Bu temel talebimiz gerçekleşene kadar sözleşmeli kamu çalışanları ile ilgili yapılacak düzenlemelerde kapsayıcılık mutlaka esas olmalıdır. 3+1 sadece öğretmenlerimiz ve diyanet personelimiz için değil sözleşmeli sağlık çalışanları için de geçerli olmalıdır. Madem ki, 4+2 yıl uygulaması esnetilerek 3+1 yıla düşürülecektir, yapılacak bu düzenlemenin yeni mağduriyetler oluşturmaması adına başta 4+2’ye tabi sağlık çalışanları da bu kapsama dahil edilmeli ve acilen tüm sözleşmeli personeli kapsayacak bir yer değiştirme düzenlemesi yapılmalıdır.
Hakkaniyet, adalet ve Anayasamızın 10. maddesinde ifadesini bulan kanun önünde eşitlik ilkesinin gereği budur. Aksi halde var olan haksız uygulamalara, 3+1 gibi yeni bir statü daha eklenmekten öteye gidilmemiş olacaktır. Bir tarafta çileleri 6 yıldan 4 yıla düşürülmüş çalışanlar diğer tarafta ise aynı kapsamda olup bu haktan dahi faydalandırılmamış on binler kalacaktır.

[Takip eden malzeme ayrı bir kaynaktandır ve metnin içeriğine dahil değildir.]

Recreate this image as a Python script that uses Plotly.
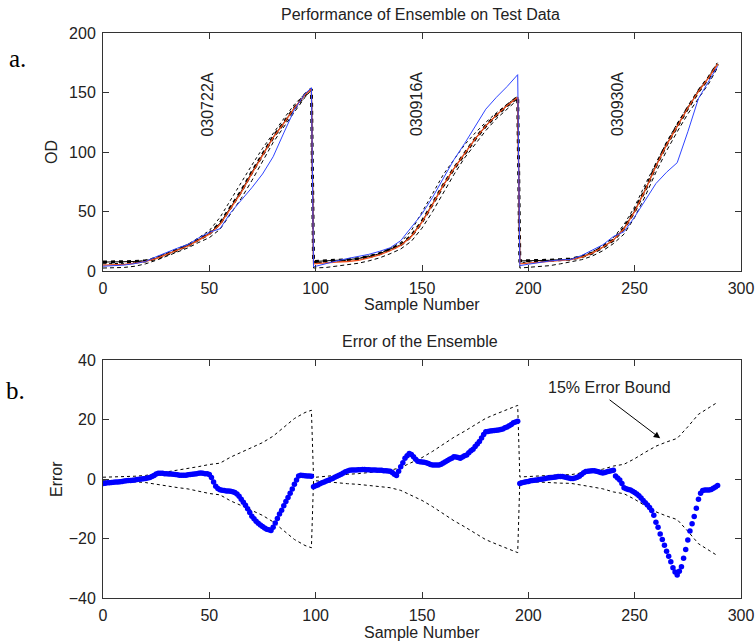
import plotly.graph_objects as go

# ---------------- data ----------------
# coarse sample grid for the curves of panel a (three test runs, concatenated)
X_RUN1 = [0, 5, 10, 15, 20, 25, 30, 35, 40, 45, 50, 55, 60, 65, 70, 75, 80, 85, 90, 95, 98]
X_RUN2 = [99, 105, 110, 115, 120, 125, 130, 135, 140, 145, 150, 155, 160, 165, 170, 175, 180, 185, 190, 195]
X_RUN3 = [196, 200, 205, 210, 215, 220, 225, 230, 235, 240, 245, 250, 255, 260, 265, 270, 275, 280, 285, 289]

# measured OD (blue)
ACTUAL_1 = [4, 4.2, 5, 6.2, 8, 12, 15.8, 19.2, 22.3, 27.8, 32.5, 35.5, 49, 59.5, 70, 81.5, 96, 116, 135.5, 149, 154]
ACTUAL_2 = [3.5, 6.5, 8.5, 10.5, 12, 14, 16.5, 19.5, 25.5, 37, 48, 62, 78, 93.5, 107, 122, 136, 146, 155, 165]
ACTUAL_3 = [4.5, 5.7, 7.3, 8.4, 9.3, 9.7, 13, 17.8, 22, 29, 33, 45.5, 60, 73.5, 83, 91, 117, 145, 160, 172]

# ensemble prediction (red)
ENSEMBLE_1 = [5, 5, 5.5, 6.5, 8, 10.5, 14, 17.5, 21, 26, 31, 39, 53, 66, 82, 97, 112, 124, 137, 148, 153]
ENSEMBLE_2 = [6, 7, 7.5, 8, 9, 11, 13.5, 17, 21.5, 29, 41, 56, 72, 86, 99, 111, 122, 131, 139, 146]
ENSEMBLE_3 = [6, 6.5, 7.5, 8, 8.5, 9.5, 11.5, 15, 20, 26, 35.5, 50, 68, 88, 106, 122, 137, 151, 163, 174]

# individual networks (black)
NET_A_1 = [7.5, 7.5, 7.5, 8, 8.5, 10.5, 14, 17.5, 21.5, 26.5, 31.5, 40, 54, 67, 83, 98, 112.5, 124.5, 137, 148, 153]
NET_A_2 = [8, 8.5, 9, 9.5, 10.5, 12, 14.5, 18, 22, 29.5, 41.5, 56.5, 72, 86, 99, 111, 122, 131, 139, 146]
NET_A_3 = [8.5, 8.5, 9, 9, 9.5, 10, 12, 15, 20, 26, 36, 50.5, 68.5, 88.5, 106.5, 122, 137, 151, 163, 174]

NET_B_1 = [6, 6, 6.5, 7.5, 9, 11.5, 15, 18.5, 22.5, 28, 34, 45, 60, 74, 89, 103, 116, 128, 140, 149, 153]
NET_B_2 = [7, 7.5, 8, 9, 10.5, 12.5, 15, 19, 24, 34, 49, 65, 81, 94, 106, 116, 125, 133, 140, 147]
NET_B_3 = [7, 7.5, 8, 8.5, 9, 10, 12.5, 16, 21.5, 28, 39, 54, 73, 91, 108, 124, 138, 152, 164, 175]

NET_C_1 = [2.5, 2.5, 3, 4, 6, 9, 12.5, 16, 19.5, 24, 28, 35, 48, 61, 76, 92, 108, 121, 134, 146, 152]
NET_C_2 = [2.5, 3, 4, 5, 6.5, 8.5, 11, 14.5, 18.5, 25, 36, 50, 66, 81, 95, 107, 118, 128, 136, 144]
NET_C_3 = [2.5, 3, 3.5, 4.5, 6, 7.5, 9.5, 12.5, 17, 23, 31, 45, 63, 83, 101, 117, 132, 145, 158, 171]

RUN_LABELS = ["030722A", "030916A", "030930A"]
RUN_LABEL_X = [49, 147.5, 242]
RUN_LABEL_Y = [140, 140, 140]

# ensemble error, one value per sample (panel b)
ERROR_RUN1 = [
    -1.5, -1.4, -1.3, -1.3, -1.2, -1.1, -1.0, -1.0, -0.9, -0.8,
    -0.7, -0.6, -0.5, -0.5, -0.4, -0.3, -0.2, -0.1, 0.0, 0.1,
    0.2, 0.3, 0.5, 0.8, 1.2, 1.7, 1.9, 1.9, 1.9, 1.8,
    1.8, 1.7, 1.7, 1.6, 1.5, 1.4, 1.3, 1.3, 1.3, 1.3,
    1.4, 1.5, 1.6, 1.7, 1.8, 1.9, 2.0, 1.9, 1.8, 1.8,
    1.5, 0.5, -1.0, -2.4, -3.2, -3.6, -3.8, -3.9, -4.0, -4.0,
    -4.1, -4.3, -4.5, -5.0, -5.8, -6.8, -7.8, -8.8, -10.0, -11.3,
    -12.5, -13.4, -14.2, -14.9, -15.5, -16.0, -16.5, -16.9, -17.1, -17.3,
    -16.2, -14.8, -13.3, -11.8, -10.5, -9.0, -7.6, -6.2, -4.8, -3.4,
    -1.8, -0.3, 1.0, 1.3, 1.2, 1.1, 1.0, 1.0, 0.9,
]
ERROR_RUN2 = [
    -2.6, -2.3, -2.0, -1.6, -1.3, -1.0, -0.7, -0.4, -0.1, 0.2,
    0.6, 0.9, 1.3, 1.6, 2.0, 2.4, 2.7, 2.9, 3.0, 3.0,
    3.0, 3.1, 3.1, 3.2, 3.2, 3.1, 3.1, 3.0, 3.0, 3.0,
    2.9, 2.9, 2.9, 2.8, 2.8, 2.7, 2.6, 2.2, 1.6, 1.2,
    2.6, 4.1, 5.5, 7.0, 7.8, 8.6, 8.2, 7.5, 6.6, 6.0,
    5.8, 5.7, 5.6, 5.5, 5.2, 4.9, 4.7, 4.7, 4.7, 4.7,
    5.0, 5.4, 5.8, 6.2, 6.6, 7.0, 7.5, 7.4, 7.2, 7.0,
    7.4, 7.8, 8.1, 8.8, 9.5, 10.0, 10.9, 11.8, 12.6, 13.8,
    15.0, 15.9, 16.0, 16.1, 16.2, 16.3, 16.4, 16.5, 16.6, 16.8,
    17.2, 17.5, 17.9, 18.3, 18.9, 19.2, 19.4,
]
ERROR_RUN3 = [
    -1.5, -1.3, -1.1, -0.9, -0.8, -0.6, -0.5, -0.4, -0.3, -0.2,
    -0.1, 0.0, 0.2, 0.3, 0.4, 0.5, 0.6, 0.7, 0.8, 0.8,
    0.8, 0.7, 0.5, 0.3, 0.2, 0.2, 0.3, 0.6, 0.9, 1.5,
    2.1, 2.5, 2.6, 2.7, 2.8, 2.8, 2.6, 2.4, 2.2, 2.0,
    2.2, 2.4, 2.6, 2.8, 2.9, 1.0, 0.3, -0.3, -1.5, -2.9,
    -3.3, -3.5, -3.7, -4.1, -4.5, -5.0, -5.6, -6.4, -7.2, -8.0,
    -8.7, -9.6, -10.6, -12.2, -14.5, -16.2, -18.5, -20.3, -22.3, -24.3,
    -26.0, -27.8, -29.8, -31.3, -32.3, -31.0, -29.5, -26.6, -23.7, -20.5,
    -17.5, -15.0, -12.6, -9.8, -6.8, -4.8, -3.9, -3.7, -3.7, -3.7,
    -3.5, -3.1, -2.7, -2.2,
]
BOUND_FRACTION = 0.15

# ---------------- derived ----------------
X_ALL = X_RUN1 + X_RUN2 + X_RUN3
ACTUAL = ACTUAL_1 + ACTUAL_2 + ACTUAL_3
ENSEMBLE = ENSEMBLE_1 + ENSEMBLE_2 + ENSEMBLE_3
NET_A = NET_A_1 + NET_A_2 + NET_A_3
NET_B = NET_B_1 + NET_B_2 + NET_B_3
NET_C = NET_C_1 + NET_C_2 + NET_C_3
ERROR = ERROR_RUN1 + ERROR_RUN2 + ERROR_RUN3
SAMPLES = list(range(len(ERROR)))
UPPER = [BOUND_FRACTION * v for v in ACTUAL]
LOWER = [-BOUND_FRACTION * v for v in ACTUAL]

FONT = "Liberation Sans, Arial, Helvetica, sans-serif"
TXT = "#222222"
AX = "#333333"
FS = 16

# page body margin is removed (see post_script), so the figure fills the window
W, H, OFF = 756, 642, 0


def px(xp):
    return (xp - OFF) / W


def py(yp):
    return 1 - (yp - OFF) / H


fig = go.Figure()

# ---- panel a ----
fig.add_trace(go.Scatter(x=X_ALL, y=NET_B, mode="lines", xaxis="x", yaxis="y",
                         line=dict(color="black", width=1, dash="3px,3px")))
fig.add_trace(go.Scatter(x=X_ALL, y=NET_C, mode="lines", xaxis="x", yaxis="y",
                         line=dict(color="black", width=1, dash="4px,3px")))
fig.add_trace(go.Scatter(x=X_ALL, y=NET_A, mode="lines", xaxis="x", yaxis="y",
                         line=dict(color="black", width=1)))
fig.add_trace(go.Scatter(x=X_ALL, y=NET_A, mode="lines", xaxis="x", yaxis="y",
                         line=dict(color="black", width=3, dash="4px,4px")))
fig.add_trace(go.Scatter(x=X_ALL, y=ENSEMBLE, mode="lines", xaxis="x", yaxis="y",
                         line=dict(color="#f0501e", width=1.3)))
fig.add_trace(go.Scatter(x=X_ALL, y=ACTUAL, mode="lines", xaxis="x", yaxis="y",
                         line=dict(color="#2f45ff", width=1)))

# ---- panel b ----
fig.add_trace(go.Scatter(x=X_ALL, y=UPPER, mode="lines", xaxis="x2", yaxis="y2",
                         line=dict(color="black", width=1, dash="3px,3px")))
fig.add_trace(go.Scatter(x=X_ALL, y=LOWER, mode="lines", xaxis="x2", yaxis="y2",
                         line=dict(color="black", width=1, dash="3px,3px")))
fig.add_trace(go.Scatter(x=SAMPLES, y=ERROR, mode="markers", xaxis="x2", yaxis="y2",
                         marker=dict(color="#0000ff", size=5.5, line=dict(width=0))))

axis_common = dict(showline=True, linecolor=AX, linewidth=1, mirror="ticks",
                   ticks="inside", ticklen=6, tickcolor=AX, showgrid=False,
                   zeroline=False, automargin=False,
                   tickfont=dict(family=FONT, size=FS, color=TXT))

fig.update_layout(
    width=W, height=H, margin=dict(l=0, r=0, t=0, b=0, autoexpand=False),
    paper_bgcolor="white", plot_bgcolor="white", showlegend=False,
    xaxis=dict(domain=[px(103), px(741)], range=[0, 300], tickvals=[0, 50, 100, 150, 200, 250, 300],
               anchor="y", ticklabelstandoff=3, **axis_common),
    yaxis=dict(domain=[py(271), py(33)], range=[0, 200],
               tickvals=[0, 50, 100, 150, 200], anchor="x", ticklabelstandoff=3, **axis_common),
    xaxis2=dict(domain=[px(103), px(741)], range=[0, 300], tickvals=[0, 50, 100, 150, 200, 250, 300],
                anchor="y2", ticklabelstandoff=3, **axis_common),
    yaxis2=dict(domain=[py(598), py(360)], range=[-40, 40],
                tickvals=[-40, -20, 0, 20, 40], anchor="x2", ticklabelstandoff=3, **axis_common),
)

ann = []
tf = dict(family=FONT, size=FS, color=TXT)


def ptext(text, xp, yp, **kw):
    d = dict(text=text, x=px(xp), y=py(yp), xref="paper", yref="paper", showarrow=False,
             font=tf, xanchor="center", yanchor="middle")
    d.update(kw)
    ann.append(d)


ptext("Performance of Ensemble on Test Data", 420, 15)
ptext("Error of the Ensemble", 420, 342)
ptext("Sample Number", 422, 304)
ptext("Sample Number", 422, 632)
ptext("OD", 51, 152, textangle=-90)
ptext("Error", 56, 479, textangle=-90)
sf = dict(family="Liberation Serif, Times New Roman, serif", size=25, color="black")
ptext("a.", 17, 59, font=sf)
ptext("b.", 15, 390, font=sf)

for lab, lx, ly in zip(RUN_LABELS, RUN_LABEL_X, RUN_LABEL_Y):
    ann.append(dict(text=lab, x=lx, y=ly, xref="x", yref="y", textangle=-90, showarrow=False,
                    font=tf, xanchor="center", yanchor="middle"))
ann.append(dict(text="15% Error Bound", x=238, y=30.8, xref="x2", yref="y2", showarrow=False,
                font=tf, xanchor="center", yanchor="middle"))
ann.append(dict(text="", x=262, y=13.7, ax=237.5, ay=27, xref="x2", yref="y2", axref="x2", ayref="y2",
                showarrow=True, arrowhead=2, arrowsize=1.3, arrowwidth=1, arrowcolor="black"))
fig.update_layout(annotations=ann)

fig.write_html("out.html", config={"displayModeBar": False},
               post_script="document.body.style.margin='0';document.body.style.overflow='hidden';")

Bu konuda sadece temenni değil TBMM’de gerekli girişimlerde bulunarak düzenlemenin kapsayıcı olması için gerekli mücadeleyi vereceğimizden herkes emin olmalıdır. Türkiye Kamu-Sen olarak başta 4+2 zorunlu hizmet süresine tabi sözleşmeli sağlık çalışanları olmak üzere hiçbir sözleşmeli personelimizin yeni bir ötekileştirmeye maruz bırakılmasına asla izin vermeyecek, bütün gücümüzü ve mesaimizi kamudaki bu çok başlı kaotik yapının sonlandırılması için harcayacağımız bilinmelidir” dedi.